La madurez lectora no se espera, se crea
Encima de mi mesa tengo dos artículos científicos que he revisado esta semana. El primero, titulado Early Reading at First Grade Predicts Adult Reading at Age 42 in Typical and Dyslexic Readers, cuyo primer autor es Emilio Ferrer, describe que los niños con dificultades lectoras a los 6 años son los adultos que peor leen a los 42, es decir, 36 años después. Los investigadores muestran cómo la brecha con respecto a sus iguales se amplía con el paso de las décadas. Se trata de un artículo riguroso que explica que, para muchos de los niños que se quedan atrás, la diferencia en las habilidades lectoras respecto a sus iguales se va haciendo cada vez mayor.
El segundo trabajo se titula The Reading Is Language (RIL) Model: A Theoretical Framework for Language and Reading Development and Intervention. En él, dos referentes en el área, Margaret Snowling y Charles Hulme, señalan que la implementación de programas lingüísticos estructurados que aborden aspectos como la conciencia fonémica (la capacidad de manipular los sonidos que componen las palabras), la enseñanza explícita del vocabulario y el desarrollo de las habilidades narrativas y gramaticales puede mejorar, cursos después, el rendimiento lector del alumnado. La lectura es lenguaje mediado por una serie de símbolos gráficos; por tanto, es muy razonable esperar que un fuerte desarrollo lingüístico esté en la base de un fuerte desarrollo lector.
Este tipo de trabajos se enfrentan a una visión alternativa según la cual las dificultades que muestran algunos niños en su alfabetización temprana son principalmente de carácter madurativo; es decir, responderían al hecho de que cada niño aprende a leer a su propio ritmo. Preocuparse o intervenir, según esta perspectiva, no sería necesario. La lectura —se afirma— llega con la madurez, con el tiempo, con la espera.

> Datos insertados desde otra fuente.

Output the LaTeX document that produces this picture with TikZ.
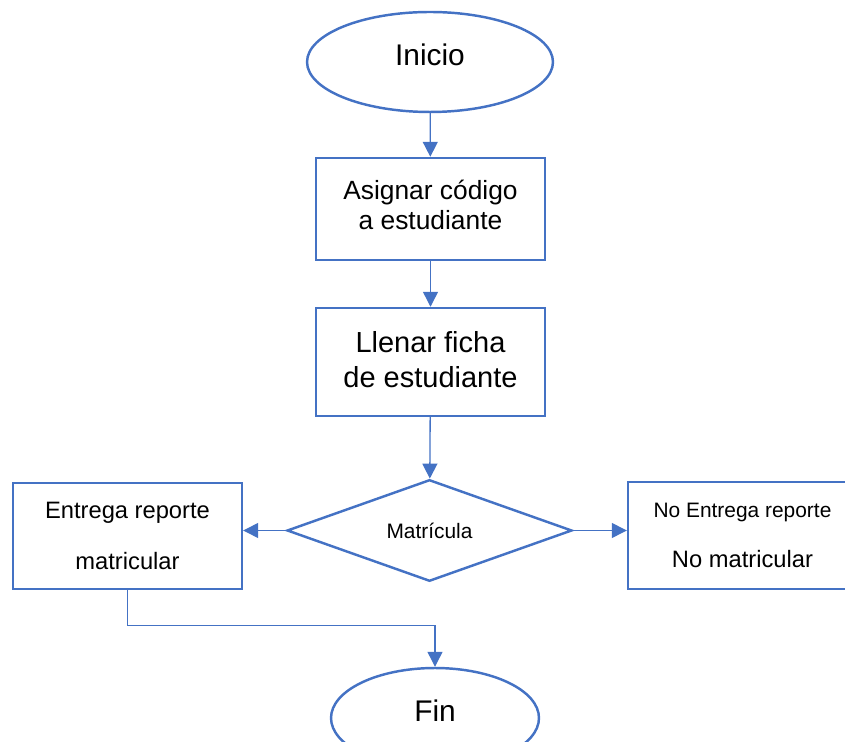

Por desgracia, esto no parece una buena idea. En alfabetización y desarrollo lingüístico —ámbitos en los que he pasado horas evaluando las evidencias disponibles—, las brechas aparecen muy temprano. Cuanto más tardamos en abordarlas, más se amplían, hasta que llega un punto en que su magnitud hace muy difícil cerrarlas.
Por ello, siguiendo el ejemplo de Snowling y Hulme, parece muy sensato introducir programas tempranos que fomenten el desarrollo lingüístico de los más pequeños de forma estructurada, sólida y fundamentada. Esto debe ir acompañado de una enseñanza de la lectura bien informada por la investigación; es decir, una enseñanza que muestre cómo suenan las letras, que ofrezca repasos acumulativos, que implique reconocer, segmentar e integrar los sonidos de las letras mediante tareas de conciencia fonémica y que conecte todo ello, de manera explícita, con actividades de lectura que requieran acceder al significado de las palabras escritas. Además, siguiendo modelos como el de Respuesta a la Intervención (Response to Intervention), resulta razonable introducir lo antes posible una intervención intensiva, focalizada y en grupos pequeños para aquellos alumnos que comienzan a mostrar sus primeras dificultades. Crear estos engranajes organizativos centrados en la prevención y la respuesta temprana es fundamental.
La madurez lectora no se espera, se crea.